Stored data
((
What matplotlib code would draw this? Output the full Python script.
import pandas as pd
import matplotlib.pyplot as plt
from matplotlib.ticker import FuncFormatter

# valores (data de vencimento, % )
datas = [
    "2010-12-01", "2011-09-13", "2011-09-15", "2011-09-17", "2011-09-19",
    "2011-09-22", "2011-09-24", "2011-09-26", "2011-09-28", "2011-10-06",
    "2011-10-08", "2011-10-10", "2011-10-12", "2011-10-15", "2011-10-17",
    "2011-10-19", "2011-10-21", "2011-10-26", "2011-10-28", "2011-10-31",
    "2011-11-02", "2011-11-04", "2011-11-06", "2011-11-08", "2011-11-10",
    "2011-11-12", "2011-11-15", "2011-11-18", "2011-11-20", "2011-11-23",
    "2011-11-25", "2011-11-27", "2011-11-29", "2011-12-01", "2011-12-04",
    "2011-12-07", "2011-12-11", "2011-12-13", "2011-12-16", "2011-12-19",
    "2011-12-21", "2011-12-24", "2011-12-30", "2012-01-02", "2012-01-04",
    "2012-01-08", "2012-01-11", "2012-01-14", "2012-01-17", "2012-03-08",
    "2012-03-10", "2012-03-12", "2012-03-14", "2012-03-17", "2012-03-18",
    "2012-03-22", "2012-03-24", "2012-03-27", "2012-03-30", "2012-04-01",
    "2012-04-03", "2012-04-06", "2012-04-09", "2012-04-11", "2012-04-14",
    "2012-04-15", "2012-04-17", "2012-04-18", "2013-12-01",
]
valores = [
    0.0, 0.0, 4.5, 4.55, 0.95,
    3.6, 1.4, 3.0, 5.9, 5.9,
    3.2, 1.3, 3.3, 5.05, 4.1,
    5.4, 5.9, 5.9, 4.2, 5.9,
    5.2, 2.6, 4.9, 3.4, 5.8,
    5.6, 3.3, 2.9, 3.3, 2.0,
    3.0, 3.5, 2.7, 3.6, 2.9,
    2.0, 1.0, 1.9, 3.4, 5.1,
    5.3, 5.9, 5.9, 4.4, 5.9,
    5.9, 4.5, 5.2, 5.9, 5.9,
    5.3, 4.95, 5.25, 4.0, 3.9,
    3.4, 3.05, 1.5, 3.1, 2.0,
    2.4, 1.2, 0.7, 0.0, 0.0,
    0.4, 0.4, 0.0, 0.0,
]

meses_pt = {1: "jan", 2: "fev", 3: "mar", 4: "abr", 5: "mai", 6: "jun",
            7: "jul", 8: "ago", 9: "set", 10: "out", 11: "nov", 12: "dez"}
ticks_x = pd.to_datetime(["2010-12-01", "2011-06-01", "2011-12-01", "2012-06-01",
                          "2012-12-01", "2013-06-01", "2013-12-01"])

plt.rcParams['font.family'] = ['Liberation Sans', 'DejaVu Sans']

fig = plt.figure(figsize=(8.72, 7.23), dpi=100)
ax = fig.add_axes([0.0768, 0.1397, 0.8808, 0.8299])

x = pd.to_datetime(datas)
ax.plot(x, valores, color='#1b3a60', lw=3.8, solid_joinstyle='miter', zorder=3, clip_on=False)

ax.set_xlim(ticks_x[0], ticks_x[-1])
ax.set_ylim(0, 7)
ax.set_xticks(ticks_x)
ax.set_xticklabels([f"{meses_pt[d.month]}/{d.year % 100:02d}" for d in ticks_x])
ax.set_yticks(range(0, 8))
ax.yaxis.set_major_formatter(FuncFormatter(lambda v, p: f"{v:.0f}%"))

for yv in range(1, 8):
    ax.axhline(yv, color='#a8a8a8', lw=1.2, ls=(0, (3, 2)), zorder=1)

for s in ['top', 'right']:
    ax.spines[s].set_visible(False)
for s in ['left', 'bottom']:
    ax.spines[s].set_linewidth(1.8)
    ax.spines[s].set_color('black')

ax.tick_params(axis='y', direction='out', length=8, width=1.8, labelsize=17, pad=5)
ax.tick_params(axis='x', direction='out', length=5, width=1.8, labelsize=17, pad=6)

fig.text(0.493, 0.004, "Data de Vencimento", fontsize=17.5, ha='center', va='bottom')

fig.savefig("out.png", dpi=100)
))
((
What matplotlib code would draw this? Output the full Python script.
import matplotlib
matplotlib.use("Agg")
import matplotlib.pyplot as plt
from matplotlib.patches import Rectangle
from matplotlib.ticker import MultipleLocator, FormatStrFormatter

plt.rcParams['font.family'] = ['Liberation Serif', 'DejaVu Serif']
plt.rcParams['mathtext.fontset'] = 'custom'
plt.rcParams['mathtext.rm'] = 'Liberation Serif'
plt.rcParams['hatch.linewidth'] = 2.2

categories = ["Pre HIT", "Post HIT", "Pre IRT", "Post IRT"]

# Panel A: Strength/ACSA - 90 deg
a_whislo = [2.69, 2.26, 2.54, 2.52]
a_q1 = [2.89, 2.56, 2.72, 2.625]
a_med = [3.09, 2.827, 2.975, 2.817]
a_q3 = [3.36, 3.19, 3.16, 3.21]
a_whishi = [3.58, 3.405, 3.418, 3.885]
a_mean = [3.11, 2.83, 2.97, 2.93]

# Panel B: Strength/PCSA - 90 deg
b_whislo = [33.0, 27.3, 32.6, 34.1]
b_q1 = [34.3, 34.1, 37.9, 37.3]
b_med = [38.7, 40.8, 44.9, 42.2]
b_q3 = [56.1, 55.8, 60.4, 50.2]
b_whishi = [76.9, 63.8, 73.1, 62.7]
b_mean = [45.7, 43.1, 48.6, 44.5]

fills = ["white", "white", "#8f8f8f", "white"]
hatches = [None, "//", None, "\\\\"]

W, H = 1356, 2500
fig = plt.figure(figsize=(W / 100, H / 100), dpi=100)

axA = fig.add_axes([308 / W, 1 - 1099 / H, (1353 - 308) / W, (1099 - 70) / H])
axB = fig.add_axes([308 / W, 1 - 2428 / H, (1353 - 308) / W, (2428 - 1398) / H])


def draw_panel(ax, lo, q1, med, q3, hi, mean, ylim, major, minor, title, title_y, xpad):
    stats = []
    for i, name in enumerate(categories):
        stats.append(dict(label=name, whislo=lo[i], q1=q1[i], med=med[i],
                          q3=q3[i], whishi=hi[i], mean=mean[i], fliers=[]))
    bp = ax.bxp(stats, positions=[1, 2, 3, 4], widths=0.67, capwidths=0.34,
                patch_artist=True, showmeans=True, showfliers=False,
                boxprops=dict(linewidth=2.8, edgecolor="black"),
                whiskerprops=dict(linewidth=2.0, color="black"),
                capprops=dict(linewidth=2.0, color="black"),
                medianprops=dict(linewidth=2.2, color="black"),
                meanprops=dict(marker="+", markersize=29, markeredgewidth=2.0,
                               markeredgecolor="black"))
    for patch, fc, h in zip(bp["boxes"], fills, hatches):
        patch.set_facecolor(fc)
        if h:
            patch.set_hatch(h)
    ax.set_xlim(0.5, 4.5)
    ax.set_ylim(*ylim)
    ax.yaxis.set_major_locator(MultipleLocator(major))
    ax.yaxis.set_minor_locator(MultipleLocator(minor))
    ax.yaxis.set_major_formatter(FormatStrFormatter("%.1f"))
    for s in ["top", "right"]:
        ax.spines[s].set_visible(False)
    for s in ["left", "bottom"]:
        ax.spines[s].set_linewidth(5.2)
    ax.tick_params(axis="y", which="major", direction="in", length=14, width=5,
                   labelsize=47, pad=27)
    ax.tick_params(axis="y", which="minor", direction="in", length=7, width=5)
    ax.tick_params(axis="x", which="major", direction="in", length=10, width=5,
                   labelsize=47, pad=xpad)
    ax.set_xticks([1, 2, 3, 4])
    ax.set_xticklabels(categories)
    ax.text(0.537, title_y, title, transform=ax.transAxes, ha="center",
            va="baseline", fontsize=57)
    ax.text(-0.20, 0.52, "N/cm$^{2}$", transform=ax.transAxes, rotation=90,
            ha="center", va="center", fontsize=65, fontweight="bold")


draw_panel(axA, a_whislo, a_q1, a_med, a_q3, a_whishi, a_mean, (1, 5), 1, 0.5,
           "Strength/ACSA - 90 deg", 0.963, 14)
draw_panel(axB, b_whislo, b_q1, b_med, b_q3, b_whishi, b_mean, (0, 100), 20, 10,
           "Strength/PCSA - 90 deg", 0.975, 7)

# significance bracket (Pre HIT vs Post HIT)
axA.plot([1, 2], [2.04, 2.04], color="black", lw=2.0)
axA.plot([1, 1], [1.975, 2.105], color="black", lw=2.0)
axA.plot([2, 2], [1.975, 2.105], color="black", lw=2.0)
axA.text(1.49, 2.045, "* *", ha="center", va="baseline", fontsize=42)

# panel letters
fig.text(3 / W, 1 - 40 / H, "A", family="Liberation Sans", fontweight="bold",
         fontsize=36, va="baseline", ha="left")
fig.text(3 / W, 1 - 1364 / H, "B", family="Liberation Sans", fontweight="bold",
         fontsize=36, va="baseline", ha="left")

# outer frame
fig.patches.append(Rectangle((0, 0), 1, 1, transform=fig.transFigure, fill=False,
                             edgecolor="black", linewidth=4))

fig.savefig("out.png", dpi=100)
))
((
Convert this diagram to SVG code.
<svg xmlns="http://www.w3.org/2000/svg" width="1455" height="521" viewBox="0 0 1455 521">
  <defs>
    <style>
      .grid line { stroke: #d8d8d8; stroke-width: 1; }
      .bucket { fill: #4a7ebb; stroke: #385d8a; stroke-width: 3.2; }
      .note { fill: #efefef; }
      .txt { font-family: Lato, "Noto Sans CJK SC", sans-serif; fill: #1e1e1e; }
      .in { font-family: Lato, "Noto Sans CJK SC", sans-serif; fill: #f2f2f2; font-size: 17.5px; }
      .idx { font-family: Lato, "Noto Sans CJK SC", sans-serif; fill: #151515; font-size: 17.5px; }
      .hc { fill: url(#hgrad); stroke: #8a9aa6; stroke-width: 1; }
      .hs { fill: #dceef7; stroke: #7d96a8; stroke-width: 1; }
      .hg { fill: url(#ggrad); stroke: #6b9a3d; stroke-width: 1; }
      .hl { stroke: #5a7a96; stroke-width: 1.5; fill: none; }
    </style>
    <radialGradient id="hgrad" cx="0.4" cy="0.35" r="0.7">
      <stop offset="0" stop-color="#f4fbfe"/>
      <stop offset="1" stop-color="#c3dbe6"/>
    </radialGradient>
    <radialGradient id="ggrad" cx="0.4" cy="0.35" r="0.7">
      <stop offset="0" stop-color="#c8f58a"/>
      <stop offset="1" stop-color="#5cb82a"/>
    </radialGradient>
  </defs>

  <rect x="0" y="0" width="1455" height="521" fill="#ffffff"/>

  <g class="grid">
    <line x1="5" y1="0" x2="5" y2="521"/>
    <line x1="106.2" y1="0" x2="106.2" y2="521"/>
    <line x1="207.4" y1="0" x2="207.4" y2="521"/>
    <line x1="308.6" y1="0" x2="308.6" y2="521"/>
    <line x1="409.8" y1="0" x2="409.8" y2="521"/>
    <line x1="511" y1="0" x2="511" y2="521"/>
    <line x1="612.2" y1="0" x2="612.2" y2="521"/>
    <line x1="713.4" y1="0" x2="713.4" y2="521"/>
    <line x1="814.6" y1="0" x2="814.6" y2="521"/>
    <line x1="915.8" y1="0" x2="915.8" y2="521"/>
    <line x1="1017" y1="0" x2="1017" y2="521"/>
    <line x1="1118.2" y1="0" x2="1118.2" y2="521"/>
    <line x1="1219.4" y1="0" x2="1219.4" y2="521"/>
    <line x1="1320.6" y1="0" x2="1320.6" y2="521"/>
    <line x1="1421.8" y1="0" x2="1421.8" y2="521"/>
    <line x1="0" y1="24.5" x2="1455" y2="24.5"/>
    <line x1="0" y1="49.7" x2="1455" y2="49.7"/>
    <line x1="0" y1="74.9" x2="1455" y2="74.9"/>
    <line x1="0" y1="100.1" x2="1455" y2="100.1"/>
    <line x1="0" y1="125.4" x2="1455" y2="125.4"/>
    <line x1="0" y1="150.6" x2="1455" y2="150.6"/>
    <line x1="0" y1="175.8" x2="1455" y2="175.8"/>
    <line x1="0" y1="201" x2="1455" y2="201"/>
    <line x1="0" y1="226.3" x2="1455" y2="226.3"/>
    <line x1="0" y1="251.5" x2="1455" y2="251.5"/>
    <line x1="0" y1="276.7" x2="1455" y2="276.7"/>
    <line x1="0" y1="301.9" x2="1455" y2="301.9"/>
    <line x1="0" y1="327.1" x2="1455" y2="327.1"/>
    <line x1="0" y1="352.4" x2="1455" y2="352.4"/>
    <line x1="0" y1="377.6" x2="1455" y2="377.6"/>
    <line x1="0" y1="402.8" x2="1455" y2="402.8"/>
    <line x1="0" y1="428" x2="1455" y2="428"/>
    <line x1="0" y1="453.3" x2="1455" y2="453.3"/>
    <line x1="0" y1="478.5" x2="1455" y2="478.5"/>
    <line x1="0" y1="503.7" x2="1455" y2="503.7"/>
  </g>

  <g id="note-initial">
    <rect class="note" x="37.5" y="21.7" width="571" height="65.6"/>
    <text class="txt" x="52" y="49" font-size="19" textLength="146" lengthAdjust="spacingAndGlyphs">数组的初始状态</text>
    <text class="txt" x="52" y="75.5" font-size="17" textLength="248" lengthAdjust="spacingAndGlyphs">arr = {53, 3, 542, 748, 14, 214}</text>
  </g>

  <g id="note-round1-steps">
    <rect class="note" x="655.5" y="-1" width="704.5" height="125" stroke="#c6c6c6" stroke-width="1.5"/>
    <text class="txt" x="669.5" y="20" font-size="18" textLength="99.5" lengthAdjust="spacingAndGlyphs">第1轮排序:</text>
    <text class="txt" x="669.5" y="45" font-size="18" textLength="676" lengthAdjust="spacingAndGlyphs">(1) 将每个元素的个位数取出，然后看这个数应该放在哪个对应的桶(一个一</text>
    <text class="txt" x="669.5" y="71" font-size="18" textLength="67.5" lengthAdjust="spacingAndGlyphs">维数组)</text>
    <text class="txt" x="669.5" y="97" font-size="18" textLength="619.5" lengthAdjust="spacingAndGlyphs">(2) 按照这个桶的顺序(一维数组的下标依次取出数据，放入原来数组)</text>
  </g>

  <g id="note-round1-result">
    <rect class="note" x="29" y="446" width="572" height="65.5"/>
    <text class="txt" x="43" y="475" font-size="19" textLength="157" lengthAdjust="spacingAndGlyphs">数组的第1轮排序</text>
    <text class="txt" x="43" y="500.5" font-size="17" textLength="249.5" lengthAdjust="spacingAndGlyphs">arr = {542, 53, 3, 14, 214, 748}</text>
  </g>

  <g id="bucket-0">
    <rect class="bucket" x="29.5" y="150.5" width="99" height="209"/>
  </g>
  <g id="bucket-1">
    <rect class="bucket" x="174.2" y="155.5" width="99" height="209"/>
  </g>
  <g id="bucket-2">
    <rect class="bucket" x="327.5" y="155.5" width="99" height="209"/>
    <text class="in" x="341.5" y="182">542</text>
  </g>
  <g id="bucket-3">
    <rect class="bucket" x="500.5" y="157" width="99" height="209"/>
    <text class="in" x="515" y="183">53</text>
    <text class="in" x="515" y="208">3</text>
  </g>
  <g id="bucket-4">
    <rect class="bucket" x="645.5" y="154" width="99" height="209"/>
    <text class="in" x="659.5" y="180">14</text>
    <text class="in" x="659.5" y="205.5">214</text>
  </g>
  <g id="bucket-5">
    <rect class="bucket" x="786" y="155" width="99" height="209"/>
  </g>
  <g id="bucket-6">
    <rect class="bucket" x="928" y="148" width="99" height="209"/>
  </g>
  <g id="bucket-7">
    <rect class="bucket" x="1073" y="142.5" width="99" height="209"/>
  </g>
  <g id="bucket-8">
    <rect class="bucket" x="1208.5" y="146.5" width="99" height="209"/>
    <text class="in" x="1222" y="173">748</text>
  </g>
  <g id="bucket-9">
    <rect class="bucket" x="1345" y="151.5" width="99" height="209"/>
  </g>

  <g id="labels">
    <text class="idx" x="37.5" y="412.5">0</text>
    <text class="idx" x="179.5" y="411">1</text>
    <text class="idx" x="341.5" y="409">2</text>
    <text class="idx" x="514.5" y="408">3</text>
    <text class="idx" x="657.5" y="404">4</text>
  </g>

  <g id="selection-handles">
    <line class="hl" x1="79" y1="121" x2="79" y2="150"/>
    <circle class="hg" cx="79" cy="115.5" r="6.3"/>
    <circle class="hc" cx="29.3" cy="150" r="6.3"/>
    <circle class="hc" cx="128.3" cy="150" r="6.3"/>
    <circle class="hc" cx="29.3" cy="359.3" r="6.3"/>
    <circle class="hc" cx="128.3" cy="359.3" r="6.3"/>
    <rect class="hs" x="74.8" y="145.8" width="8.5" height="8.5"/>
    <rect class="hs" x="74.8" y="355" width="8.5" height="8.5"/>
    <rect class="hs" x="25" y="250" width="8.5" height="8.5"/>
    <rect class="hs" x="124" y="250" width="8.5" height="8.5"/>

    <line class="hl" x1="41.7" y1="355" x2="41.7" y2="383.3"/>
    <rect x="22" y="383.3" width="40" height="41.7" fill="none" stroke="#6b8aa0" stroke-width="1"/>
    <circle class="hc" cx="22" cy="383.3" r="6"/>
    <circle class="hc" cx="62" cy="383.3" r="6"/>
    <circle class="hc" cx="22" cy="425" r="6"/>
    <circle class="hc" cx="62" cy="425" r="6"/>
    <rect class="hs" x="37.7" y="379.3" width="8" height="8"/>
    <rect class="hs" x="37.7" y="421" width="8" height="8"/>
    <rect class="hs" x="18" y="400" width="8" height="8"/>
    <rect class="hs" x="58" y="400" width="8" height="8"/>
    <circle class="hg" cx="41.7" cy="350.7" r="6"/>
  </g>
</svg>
))
### Your objective
Gather each line from the entries above that includes the word "matplotlib".

### Written response
What matplotlib code would draw this? Output the full Python script.
import matplotlib.pyplot as plt
from matplotlib.ticker import FuncFormatter
What matplotlib code would draw this? Output the full Python script.
import matplotlib
matplotlib.use("Agg")
import matplotlib.pyplot as plt
from matplotlib.patches import Rectangle
from matplotlib.ticker import MultipleLocator, FormatStrFormatter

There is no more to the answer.